Teachers and counselors worked closely with students to make sure there were not schedule conflicts, and a section of Senior Odyssey was offered almost every period so it would not conflict with other senior classes.
One student has been offered the option of not coming to certain Senior Odyssey classes if he can do the work at home, Lamansky said.
Students who plan to graduate mid-year are able to fulfill the entire Senior Odyssey credit during their first semester. It is the high school's policy that students come for seven semesters before they graduate, so students do not graduate after their junior years.
Pam Brenner, a parent of a 2003 SSHS graduate, a junior and a freshman, thinks Senior Odyssey should not be required senior year. What the students learn through the class is beneficial, but the information would be more helpful if spread out through students' high school careers.
"People I have talked to did not get options," Brenner said. "I do not feel they were given the flexibility the (School) Board wanted."
She said she thought students would be able to take other classes. She also said she worried that parents and seniors might not be as candid about the class or want to appeal being in the class because it is tied to a grade.
Mayer strongly disagreed with that concern and said that as teachers, she and Lamansky care about students first and would never hold a grudge or dock a student's grade if that student wanted to appeal the class.
Knezevich echoed that and said the School Board's decision that the class should be a requirement meant there were not options to replace it with another class. There are ways for students not to attend every class, but students still would have to meet common assessments, including a speech, community interview and the senior project.
Sheryl Pierson was another parent who told the School Board that she felt that Senior Odyssey should not be a requirement. Her daughter is a senior this year and also spoke out against the requirement.
Pierson said she is adopting a "wait-and-see" approach to the class, because her daughter has to take it. The class could be very valuable for some students, she said, but for students heading to college, the activities and lessons it offers come too late in the game.
Seniors seem to be aware of the controversy surrounding the requirement, mostly because last year's seniors were vocal about what they didn't like about Senior Odyssey.
"I heard nothing but complaints, nothing but time wasting a lot of work," senior Travis Mouffe said.

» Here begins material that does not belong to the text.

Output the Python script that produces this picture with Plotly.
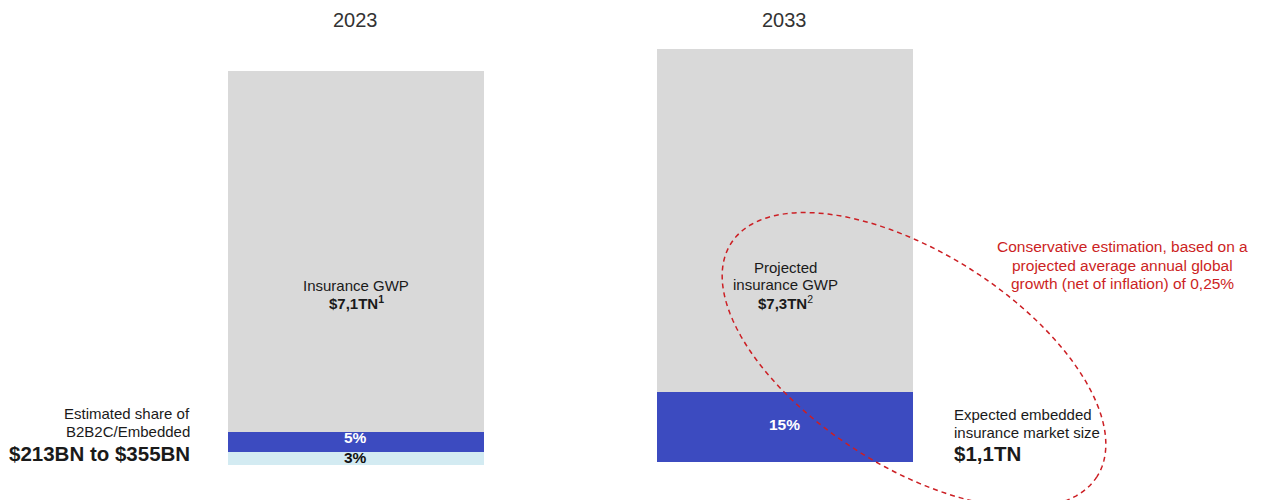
import numpy as np
import plotly.graph_objects as go

W, H = 1261, 500

# ---------------- data ----------------
years = ["2023", "2033"]
# segment heights as % of each bar, bottom -> top
seg_names_2023 = ["Embedded (low, 3%)", "Embedded (high, 5%)", "Insurance GWP"]
seg_vals_2023 = [3.3, 5.1, 91.6]
seg_labels_2023 = ["3%", "5%", ""]
seg_names_2033 = ["Embedded (15%)", "Projected insurance GWP"]
seg_vals_2033 = [17.0, 83.0]
seg_labels_2033 = ["15%", ""]

# ---------------- styles ----------------
GRAY = "#d9d9d9"
BLUE = "#3c4bc0"
LIGHT = "#d3ebf2"
RED = "#cc1f24"
FONT = "Liberation Sans, Arial, Helvetica, sans-serif"
cols_2023 = [LIGHT, BLUE, GRAY]
cols_2033 = [BLUE, GRAY]
lab_cols_2023 = ["#111111", "white", "#111111"]
lab_cols_2033 = ["white", "#111111"]
lab_shift_2023 = [1.5, 4, 0]
lab_shift_2033 = [2, 0]
xpos = [0, 1]  # slot index of each year on the x axis

def px(x):
    return x / W

def py(y):
    return 1 - y / H

fig = go.Figure()
BW = 0.5967
for v, c, n in zip(seg_vals_2023, cols_2023, seg_names_2023):
    fig.add_trace(go.Bar(x=[xpos[0]], y=[v], name=n, marker=dict(color=c, line=dict(width=0)),
                         width=BW, xaxis="x", yaxis="y", hoverinfo="name"))
for v, c, n in zip(seg_vals_2033, cols_2033, seg_names_2033):
    fig.add_trace(go.Bar(x=[xpos[1]], y=[v], name=n, marker=dict(color=c, line=dict(width=0)),
                         width=BW, xaxis="x", yaxis="y2", hoverinfo="name"))

annotations = []
# segment labels placed through the axes
cum = 0
for v, lab, lc, sh in zip(seg_vals_2023, seg_labels_2023, lab_cols_2023, lab_shift_2023):
    if lab:
        annotations.append(dict(x=xpos[0], y=cum + v / 2, xref="x", yref="y", text=f"<b>{lab}</b>",
                                showarrow=False, yshift=sh, yanchor="middle",
                                font=dict(size=15.5, color=lc, family=FONT)))
    cum += v
cum = 0
for v, lab, lc, sh in zip(seg_vals_2033, seg_labels_2033, lab_cols_2033, lab_shift_2033):
    if lab:
        annotations.append(dict(x=xpos[1], y=cum + v / 2, xref="x", yref="y2", text=f"<b>{lab}</b>",
                                showarrow=False, yshift=sh, yanchor="middle",
                                font=dict(size=15.5, color=lc, family=FONT)))
    cum += v

# year titles
for xp, yr in zip(xpos, years):
    annotations.append(dict(x=xp, y=py(20), xref="x", yref="paper", text=yr, showarrow=False,
                            yanchor="middle", font=dict(size=20, color="#333333", family=FONT)))

def txt(x, y, text, size=15, color="#1a1a1a", xanchor="center"):
    annotations.append(dict(x=px(x), y=py(y), xref="paper", yref="paper", text=text, showarrow=False,
                            xanchor=xanchor, yanchor="middle", align=xanchor if xanchor != "center" else "center",
                            font=dict(size=size, color=color, family=FONT)))

# inside gray bars
txt(356, 285, "Insurance GWP")
txt(356, 302, "<b>$7,1TN<sup>1</sup></b>")
txt(785, 267, "Projected")
txt(785, 284, "insurance GWP")
txt(785, 302, "<b>$7,3TN</b><sup>2</sup>")

# left side text
txt(192, 413, "Estimated share of", xanchor="right")
txt(192, 431, "B2B2C/Embedded", xanchor="right")
txt(192, 453, "<b>$213BN to $355BN</b>", size=20.5, xanchor="right")

# right side text
txt(952, 414, "Expected embedded", xanchor="left")
txt(952, 432, "insurance market size", xanchor="left")
txt(952, 453, "<b>$1,1TN</b>", size=20.5, xanchor="left")

# red note
txt(1122, 246, "Conservative estimation, based on a", size=15.5, color=RED)
txt(1122, 265, "projected average annual global", size=15.5, color=RED)
txt(1122, 283, "growth (net of inflation) of 0,25%", size=15.5, color=RED)

# dashed ellipse (annotation highlight)
cx, cy, a, b, th = 914, 360, 217, 107, np.deg2rad(32.5)
t = np.linspace(0, 2 * np.pi, 240)
ex = cx + a * np.cos(t) * np.cos(th) - b * np.sin(t) * np.sin(th)
ey = cy + a * np.cos(t) * np.sin(th) + b * np.sin(t) * np.cos(th)
path = "M " + " L ".join(f"{px(x):.5f},{py(y):.5f}" for x, y in zip(ex, ey)) + " Z"

fig.update_layout(
    width=W, height=H,
    margin=dict(l=0, r=0, t=0, b=0),
    paper_bgcolor="white", plot_bgcolor="rgba(0,0,0,0)",
    barmode="stack", bargap=0,
    showlegend=False,
    xaxis=dict(range=[-0.8298, 2.1096], visible=False, fixedrange=True),
    yaxis=dict(domain=[0.07, 0.858], range=[0, 100], visible=False, fixedrange=True),
    yaxis2=dict(domain=[0.076, 0.902], range=[0, 100], visible=False, anchor="x", fixedrange=True),
    annotations=annotations,
    shapes=[dict(type="path", path=path, xref="paper", yref="paper",
                 line=dict(color=RED, width=1.5, dash="5px,4px"), layer="above")],
)

fig.write_html("out.html")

But, Mouffe said, he likes the class. It's given him time and resources to work on a resume, as well as college and scholarship applications.
Senior Odyssey was a seventh credit for him this semester, and though he could have taken an eighth, he decided not to take advanced placement Spanish because of the workload. Without Senior Odyssey, he said he probably would have taken Spanish.
Jenny Spencer, a senior this year, heard those complaints, too, but thinks the class is beneficial. She knows changes have been made, but she also knows that people tend to talk about what they don't like about something, rather than what they like.
She said she likely would have taken a fifth AP class if she didn't take Senior Odyssey, but that it wasn't much of a sacrifice.
Spencer knows what she wants to do after high school, so she's using class time to work on college essays and scholarship applications. For one activity, she researched colleges. She knows where she wants to go, so was skeptical about whether the exercise would be helpful, but she said it ultimately was beneficial.
"You really kind of realize the reasons, rather than think, 'Oh it would be cool,'" she said.
Senior Heidi Hillenbrand said you get out what you put into the class.
"You can find out a lot about yourself, and really, it will help you make decisions on what you want to do with your future," she said.
Hillenbrand is a ski racer who plans to take a year off after high school to focus on racing. She eventually wants to go to college. She said the class is important because it lets students step back and examine where they're going.
"Then you can know what to do with your future," she said. "So many kids go through high school and learn this and that, and they never know what their strengths are and what they want to do with their lives."